Since LeBron James was selected by the Cleveland Cavaliers as the first overall pick of the 2003 NBA Draft, the question has not been, “When will he win his first title?” but “When is he leaving Cleveland?” 30 Rock’s “flee to the Cleve” plea aside, this is bizarre. If Cleveland is such an NBA backwater, why does it have a team at all? Why does Oklahoma City? Or Portland? Or Toronto?
The Knicks’ shockingly abrupt trades last Friday — shuffling off the only two guys they had who could score for cap space — cleared the deck for them to at least make a run at LeBron James in two years. And as Stephen A. Smith and his ilk will tell you, James is not the only major free agent who’ll be available then. There’s Chris Bosh, Steve Nash, Dwayne Wade, and Yao Ming. Heck, even Shaq might be hanging around, if he’s not too busy bringing evildoers to justice. The Knicks can aim for two of those guys, maybe even more. Donnie Walsh has done what he set out to do: cleared out most of Isiah Thomas’s mess. (Eddy Curry is still hanging around, but there’s time to reckon with him.) Walsh can now offer LeBron a maximum contract. That’s impressive, and should be commended.
But — and no offense to Knicks fans — so what? The Cavaliers can not only offer LeBron more money in two years than the Knicks can — they can offer him a better team. In case you haven’t noticed, the Cavs currently have the third-best record in the NBA. In fact, the Knicks can barely offer a team at all. They have four players under contract for 2010: Curry (gone as soon as the Knicks can pull it off), Jared Jeffries (ditto), Wilson Chandler, and Danilo Gallinari. That’s it. Since they drafted LeBron, the Cavs have worked to put quality players around him. The Knicks are settling for live bodies. On a franchise basis, it doesn’t matter whether Mike D’Antoni coaches the most fun system on earth; the Cavaliers are light-years ahead of the Knicks.
And the notion that New York is an infinitely more lucrative city to play in is an accepted maxim, but for superstars in a globalized marketplace, it’s a theory that’s never been submitted to much scrutiny. LeBron James is a global icon. To get into the New York market, Nike may compensate for whatever the Knicks can’t pay him. But how much more money, overall, could he really make if he came here?

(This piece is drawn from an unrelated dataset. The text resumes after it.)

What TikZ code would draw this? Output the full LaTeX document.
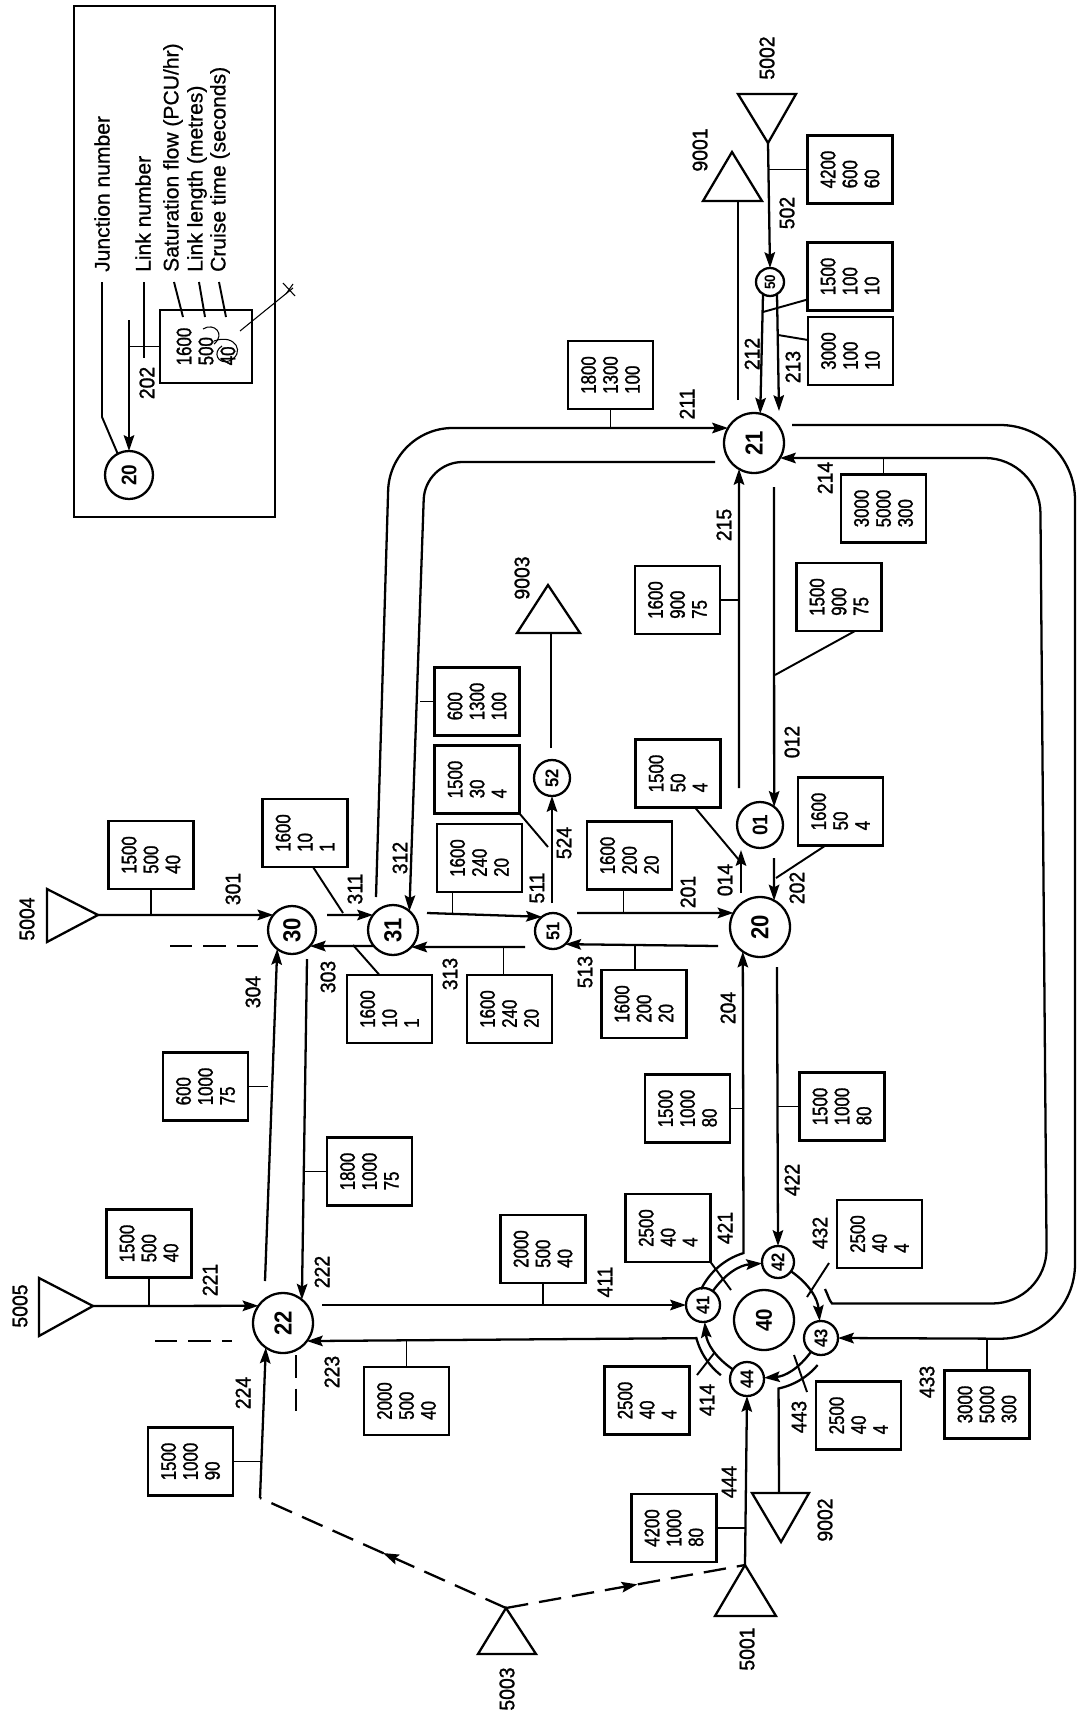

Certainly, LeBron’s handlers love spreading the idea that he’s just itching to get out of Cleveland. And maybe he is. But it’s still a year and a half until any of this matters, and to think we can know the specific circumstances that will surround LeBron James and the Knicks in 2010 is insane. But talking about it sure beats watching the Knicks actually play, right?